Monday, 23 August 2010
I do love Lindt chocolate so it’s not hard for me to tout Lindt’s Excellence range. My particular favourites to eat are Sea Salt, Orange and Mint, but 70% is fantastic for cooking.
As a lucky member of the Lindt Lovers group, I have been invited to participate in their Excellence Recipe Challenge and this flavoursome chocolate cake is what I’m offering up.
Studded with red-wine-soften dried sour cherries, this velvety cake is a superb version of a typical flourless chocolate cake recipe.
I just hope all the Lindt Lovers love it too!
Red Wine, Sour Cherry & Chocolate Cake
Anna’s very own recipe. Serves 15.
100ml red wine
250g dried sour cherries, chopped
400g 70% Lindt chocolate, chopped
200g unsalted butter, chopped
½ cup caster sugar
Pinch of Murray River pink salt flakes
1. In a small bowl, soak cherries in red wine for 30 minutes.
2. Preheat oven to 160’C. Grease and line a 20cm spring form baking tin.
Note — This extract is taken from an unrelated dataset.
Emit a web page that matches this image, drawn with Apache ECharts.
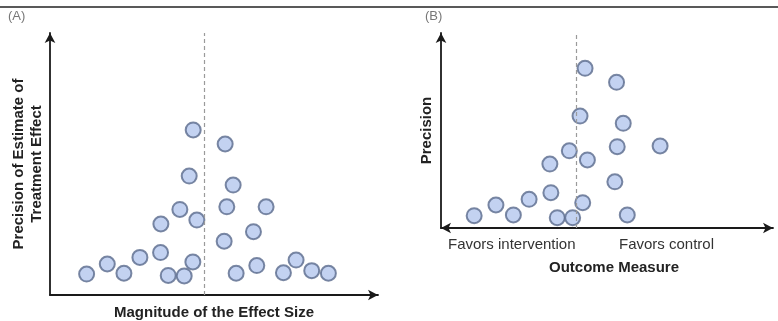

3. Melt chocolate with butter until smooth and glossy.
4. With electric beaters, whip eggs, sugar and salt until pale and creamy.
5. In batches, fold the chocolate mixture and cherry/wine mixture into the eggs, combining completely before adding the next batch. Continue until both mixtures are fully combined.
6. Pour into the prepared baking tin and place inside a larger baking tray.
7. Pour boiling water into baking tray until it reaches halfway up the sides of the baking tin.
8. Bake for 40 minutes or until set.
9. Remove from water bath but cool completely in baking tin before turning out to serve. Serve in very thin slices (it’s very rich).